# File Manager in twm window manager



## JordanTBoehm (Jul 9, 2011)

So how can I get a file manager for it. I don't want it to automatically run at login, I just want one in the root click menu. XFCE is installed, would thunar work with twm? In general, how would one install programs to work with their X11 Window Manager?


----------



## teckk (Jul 9, 2011)

You can run whatever graphical file mgr that you want.
rox
xfe
thunar (you'll get half of xfce)
pcmanfm (LXDE uses it)
konqueror (you'll get half of KDE) etc.
look at /usr/ports/x11-fm

Installing software
http://www.freebsd.org/doc/en_US.ISO8859-1/books/handbook/ports.html

I never use TWM. Here's the man page for it. http://www.x.org/archive/X11R6.8.1/doc/twm.1.html


----------



## JordanTBoehm (Jul 9, 2011)

TWM is very very stable. What do you use?


----------



## Beastie (Jul 9, 2011)

twm is very good indeed and very minimalistic.

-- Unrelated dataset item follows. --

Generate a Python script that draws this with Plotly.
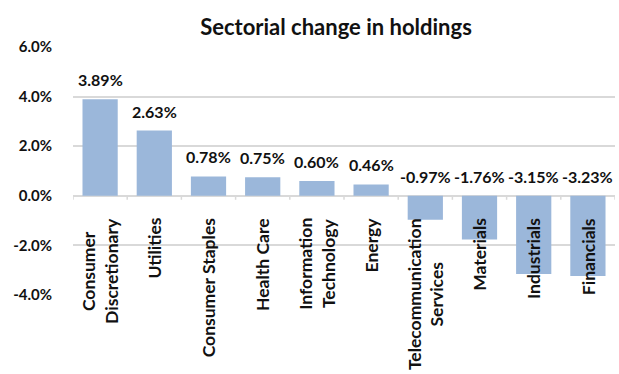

But for some it lacks a few important features. I usually use fvwm but always keep twm. If you like twm though then by all means use that.

You may want to look at this. Near the end you'll see a link to a .twmrc file and find out how to modify your root menu to add any application.

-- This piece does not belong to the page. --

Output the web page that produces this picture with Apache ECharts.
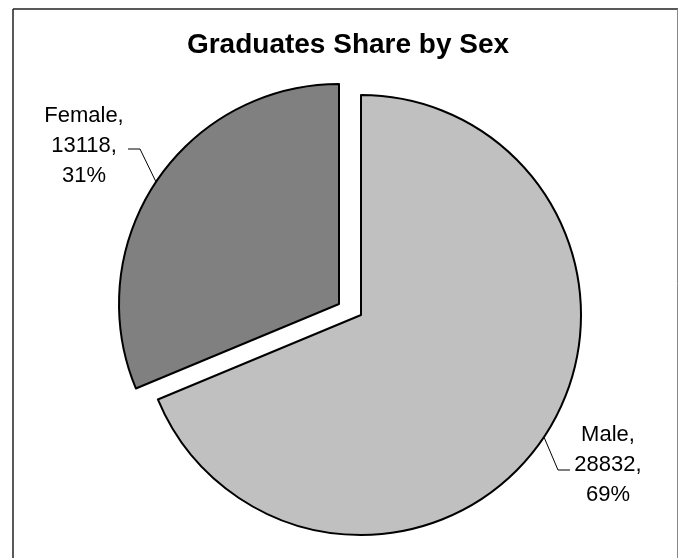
<!DOCTYPE html>
<html><head><meta charset="utf-8">
<script src="https://cdn.jsdelivr.net/npm/echarts@6/dist/echarts.min.js"></script>
<style>html,body{margin:0;padding:0;background:#fff}#c{width:679px;height:558px}</style>
</head><body><div id="c"></div>
<script>
const categories = ['Male', 'Female'];
const graduates = [28832, 13118];
const sliceColors = ['#c0c0c0', '#808080'];
const titleText = 'Graduates Share by Sex';

const FONT = '"Liberation Sans", Arial, sans-serif';
const R = 220;
const pies = [
  { center: [361, 315], label: [608, 465], elbow: [558, 470], end: [570, 470] },
  { center: [339, 304], label: [84, 146], elbow: [140, 149], end: [128, 149] }
];
const total = graduates.reduce((a, b) => a + b, 0);
function midAngle(i) {
  let s = 0;
  for (let k = 0; k < i; k++) s += graduates[k];
  return (s + graduates[i] / 2) / total * 2 * Math.PI;
}

function makeSeries(idx) {
  const p = pies[idx];
  return {
    type: 'pie', center: p.center, radius: R, startAngle: 90, clockwise: true,
    avoidLabelOverlap: false, percentPrecision: 0, silent: true, animation: false,
    emphasis: { disabled: true },
    data: categories.map((name, i) => ({
      name, value: graduates[i],
      itemStyle: i === idx
        ? { color: sliceColors[i], borderColor: '#000', borderWidth: 2 }
        : { color: 'rgba(0,0,0,0)', borderWidth: 0 },
      label: { show: i === idx },
      labelLine: { show: i === idx }
    })),
    label: {
      position: 'outside', formatter: '{b},\n{c},\n{d}%',
      fontFamily: FONT, fontSize: 22, lineHeight: 30, color: '#000'
    },
    labelLine: { show: true, lineStyle: { color: '#000', width: 1 } },
    labelLayout: function (params) {
      if (params.dataIndex !== idx) return {};
      const a = midAngle(idx);
      const sx = p.center[0] + R * Math.sin(a);
      const sy = p.center[1] - R * Math.cos(a);
      return {
        x: p.label[0], y: p.label[1], align: 'center', verticalAlign: 'middle',
        labelLinePoints: [[sx, sy], p.elbow, p.end]
      };
    }
  };
}

const chart = echarts.init(document.getElementById('c'), null, { renderer: 'canvas' });
chart.setOption({
  backgroundColor: '#fff',
  animation: false,
  title: {
    text: titleText, left: 343, top: 26, textAlign: 'center',
    textStyle: { fontFamily: FONT, fontSize: 28, fontWeight: 'bold', color: '#000' }
  },
  graphic: [
    { type: 'line', shape: { x1: 13, y1: 9, x2: 678, y2: 9 }, style: { stroke: '#222', lineWidth: 1.5 } },
    { type: 'line', shape: { x1: 13, y1: 9, x2: 13, y2: 558 }, style: { stroke: '#222', lineWidth: 1.5 } },
    { type: 'line', shape: { x1: 677.5, y1: 9, x2: 677.5, y2: 558 }, style: { stroke: '#888', lineWidth: 1 } }
  ],
  series: [makeSeries(0), makeSeries(1)]
});
</script>
</body></html>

For a file manager, I suggest x11-fm/xfe. It only depends on the X libraries and the fast and lightweight FOX library.
Oh, and of course Thunar would work too.


----------



## JordanTBoehm (Jul 9, 2011)

I just copied his .twmrc to my system. Now I need to edit it for my programs and settings. I'm really drawn to twm. It feels very original. It doesn't have the feel of a Mac, a PC, or a hacked up Linux box. xfe sounds like a great program. I'm gonna grab that port.


----------



## JordanTBoehm (Jul 9, 2011)

Is there an editor for X that is minimal, lightweight and "default" like?


----------



## graudeejs (Jul 9, 2011)

/usr/bin/vi in terminal (for you probably xterm)
Otherwise install vim from ports with X only support, so you can copy paste between vim in terminal and gui apps


----------



## dclau (Jul 9, 2011)

Well, vi/vim/gvim sounds "default like" enough for me 


			
				JordanTBoehm said:
			
		

> ...xfe sounds like a great program. I'm gonna grab that port.


Good choice, it ships with integrated text viewer/editor.


----------



## Beastie (Jul 9, 2011)

Or, for a "Notepad clone" basic editor, there's editors/leafpad (screenshot), which has more or less the same dependencies as Vim.
It all depends on how many features you need...


----------